**Required task**
Without the pictures, return all of the material exactly as written.
[begin Available data]
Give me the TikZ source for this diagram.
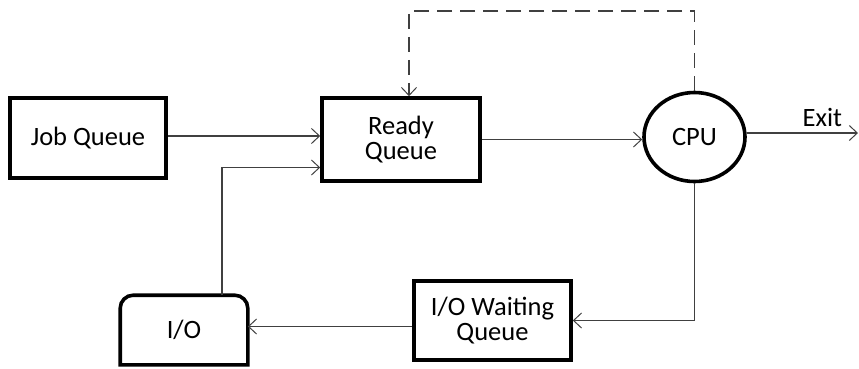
\documentclass[tikz,border=0pt]{standalone}
\usepackage{fontspec}
\setmainfont{Carlito}
\usetikzlibrary{shapes.geometric,arrows.meta}
\begin{document}
\begin{tikzpicture}[x=1pt,y=-1pt,
  box/.style={draw=black,line width=3.6pt,inner sep=0pt,align=center,font=\fontsize{26.5}{25}\selectfont},
  conn/.style={draw=black!75,line width=1.4pt,-{Straight Barb[length=8pt,width=15pt,line width=1pt]}},
  dashconn/.style={conn,dash pattern=on 15pt off 8pt}]
\useasboundingbox (0,0) rectangle (859,368);
\node[box,rectangle,minimum width=156pt,minimum height=80pt] (job) at (88,138) {Job Queue};
\node[box,rectangle,minimum width=158pt,minimum height=83pt] (ready) at (401,139.5) {Ready\\Queue};
\node[box,ellipse,minimum width=101pt,minimum height=89pt] (cpu) at (694.5,137) {CPU};
\node[box,rectangle,minimum width=157pt,minimum height=79pt] (iow) at (492.5,320.5) {I/O Waiting\\Queue};
\node[box,draw=none,rectangle,minimum width=124pt,minimum height=66pt] (io) at (184,330) {I/O};
\draw[line width=3.6pt] (io.south west) -- ([yshift=-13pt]io.north west) arc[start angle=180,end angle=90,radius=13pt] -- ([xshift=-13pt]io.north east) arc[start angle=90,end angle=0,radius=13pt] -- (io.south east) -- cycle;
\coordinate (dtop) at (0,11);
\coordinate (exit) at (858,133);
\draw[conn] ([yshift=2pt]job.east) -- ([yshift=2pt]job.east -| ready.west);
\draw[conn] (ready.east) -- (ready.east -| cpu.west);
\draw[conn] ([yshift=4pt]cpu.east) -- ([yshift=4pt]cpu.east -| exit) node[pos=0.68,above=2pt,font=\fontsize{26.5}{25}\selectfont] {Exit};
\draw[conn] (cpu.south) |- (iow.east);
\draw[conn] ([yshift=-6pt]iow.west) -- ([yshift=-6pt]iow.west -| io.east);
\draw[conn] ([xshift=38pt]io.north) |- ([yshift=-28pt]ready.west);
\draw[dashconn] (cpu.north) -- (cpu.north |- dtop) -| ([xshift=8pt]ready.north);
\end{tikzpicture}
\end{document}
[end Available data]
**Written answer**
Give me the TikZ source for this diagram.
\documentclass[tikz,border=0pt]{standalone}
\usepackage{fontspec}
\setmainfont{Carlito}
\usetikzlibrary{shapes.geometric,arrows.meta}
\begin{document}
\begin{tikzpicture}[x=1pt,y=-1pt,
  box/.style={draw=black,line width=3.6pt,inner sep=0pt,align=center,font=\fontsize{26.5}{25}\selectfont},
  conn/.style={draw=black!75,line width=1.4pt,-{Straight Barb[length=8pt,width=15pt,line width=1pt]}},
  dashconn/.style={conn,dash pattern=on 15pt off 8pt}]
\useasboundingbox (0,0) rectangle (859,368);
\node[box,rectangle,minimum width=156pt,minimum height=80pt] (job) at (88,138) {Job Queue};
\node[box,rectangle,minimum width=158pt,minimum height=83pt] (ready) at (401,139.5) {Ready\\Queue};
\node[box,ellipse,minimum width=101pt,minimum height=89pt] (cpu) at (694.5,137) {CPU};
\node[box,rectangle,minimum width=157pt,minimum height=79pt] (iow) at (492.5,320.5) {I/O Waiting\\Queue};
\node[box,draw=none,rectangle,minimum width=124pt,minimum height=66pt] (io) at (184,330) {I/O};
\draw[line width=3.6pt] (io.south west) -- ([yshift=-13pt]io.north west) arc[start angle=180,end angle=90,radius=13pt] -- ([xshift=-13pt]io.north east) arc[start angle=90,end angle=0,radius=13pt] -- (io.south east) -- cycle;
\coordinate (dtop) at (0,11);
\coordinate (exit) at (858,133);
\draw[conn] ([yshift=2pt]job.east) -- ([yshift=2pt]job.east -| ready.west);
\draw[conn] (ready.east) -- (ready.east -| cpu.west);
\draw[conn] ([yshift=4pt]cpu.east) -- ([yshift=4pt]cpu.east -| exit) node[pos=0.68,above=2pt,font=\fontsize{26.5}{25}\selectfont] {Exit};
\draw[conn] (cpu.south) |- (iow.east);
\draw[conn] ([yshift=-6pt]iow.west) -- ([yshift=-6pt]iow.west -| io.east);
\draw[conn] ([xshift=38pt]io.north) |- ([yshift=-28pt]ready.west);
\draw[dashconn] (cpu.north) -- (cpu.north |- dtop) -| ([xshift=8pt]ready.north);
\end{tikzpicture}
\end{document}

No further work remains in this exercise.